Degenerate orbitals are the same-energy orbitals themselves, while crystal field theory is the model that explains why those orbitals split in a coordination complex. One is the starting condition, the other is the explanation for what changes that condition.
Degenerate orbitals are orbitals in the same subshell that have equal energy before any outside influence changes them.
In General Chemistry II, the term matters most for transition-metal complexes, where ligand interactions split the d orbitals into different energies.
Electrons fill degenerate orbitals singly first, which is why Hund's rule shows up in orbital diagrams and electron configurations.
When degeneracy is broken, the new energy differences help explain magnetism, spin state, and color in coordination compounds.
If a problem asks about orbital diagrams in an octahedral or tetrahedral complex, start by asking which orbitals were degenerate and how the field changes them.
Degenerate orbitals are orbitals that have the same energy, usually within a subshell.

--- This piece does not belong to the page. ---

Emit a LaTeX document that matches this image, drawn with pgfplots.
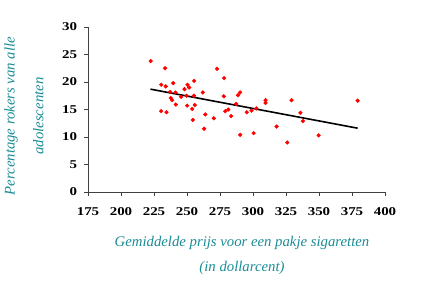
\documentclass[border=0pt]{standalone}
\usepackage{pgfplots}
\pgfplotsset{compat=1.18}
\usepackage{fontspec}
\setmainfont{Liberation Serif}
\definecolor{labelteal}{RGB}{25,140,150}

\pgfplotstableread{
x y
222.5 23.8
233.4 22.5
272.8 22.4
230.5 19.5
233.9 19.2
239.6 19.8
255.4 20.2
250.4 19.5
251.6 19.0
248.1 18.7
237.2 18.2
241.3 18.1
262.0 18.1
255.2 17.5
249.6 17.5
237.7 17.1
245.5 17.3
238.7 16.7
241.5 15.9
250.1 15.7
255.9 15.8
253.9 15.1
230.4 14.7
234.5 14.5
263.9 14.1
270.3 13.4
254.4 13.1
263.0 11.5
278.1 20.7
277.9 17.4
288.7 17.6
290.2 18.1
287.2 16.0
309.5 16.7
309.5 16.2
281.3 15.0
279.0 14.7
283.4 13.8
295.3 14.5
298.9 14.8
302.5 15.2
317.9 11.9
300.5 10.7
290.3 10.4
325.9 9.0
329.2 16.7
379.3 16.6
335.9 14.4
337.8 12.9
349.7 10.3
}\smokers

\begin{document}
\begin{tikzpicture}
\useasboundingbox (-88bp,-96bp) rectangle (333bp,192bp);
\begin{axis}[
  at={(0,0)}, anchor=south west,
  scale only axis, width=297bp, height=165bp,
  xmin=175, xmax=400, ymin=0, ymax=30,
  xtick={175,200,...,400}, ytick={0,5,...,30},
  axis lines*=left,
  tick align=outside, major tick length=4bp,
  axis line style={line width=0.8bp, black!75},
  tick style={line width=0.8bp, black!75},
  /pgf/number format/assume math mode=true,
  ticklabel style={font=\bfseries\fontsize{12}{12}\selectfont, xscale=1.25},
  xticklabel style={yshift=-8bp},
  yticklabel style={xshift=-2bp},
  xlabel={Gemiddelde prijs voor een pakje sigaretten\\(in dollarcent)},
  xlabel style={at={(axis description cs:0.5185,0)}, anchor=north, yshift=-44bp,
    inner sep=0pt, align=center, text=labelteal,
    font=\itshape\fontsize{14.8}{25}\selectfont},
  ylabel={Percentage rokers van alle\\adolescenten},
  ylabel style={at={(axis description cs:-0.2155,0.46)}, anchor=center,
    inner sep=0pt, align=center, text=labelteal,
    font=\itshape\fontsize{14.8}{29}\selectfont},
]
\addplot[only marks, mark=*, mark size=1.9bp, color=red, mark options={draw=none, fill=red}]
  table[x=x, y=y] {\smokers};
\addplot[black, line width=1.6bp] coordinates {(222.3,18.7) (379.3,11.6)};
\end{axis}
\end{tikzpicture}
\end{document}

In Gen Chem II, the term comes up most often with p, d, and f orbitals, and then again when ligands split the d orbitals in transition-metal complexes.
Hund's rule says electrons fill degenerate orbitals one at a time before they pair up. That lowers electron repulsion and gives you the correct electron configuration for equal-energy orbitals. Once a ligand field splits the orbitals, you have to compare the new energies instead of assuming they are still degenerate.
The ligands around a metal ion do not repel all five d orbitals equally. Orbitals that point toward the ligands feel more repulsion and move up in energy, while the others stay lower. That is the crystal field splitting that turns one degenerate set into separate energy levels.
They set up how electrons are arranged before and after splitting. If splitting leaves unpaired electrons, the complex is paramagnetic. If all electrons end up paired, the complex is diamagnetic. That is why orbital diagrams are so useful for magnetism questions.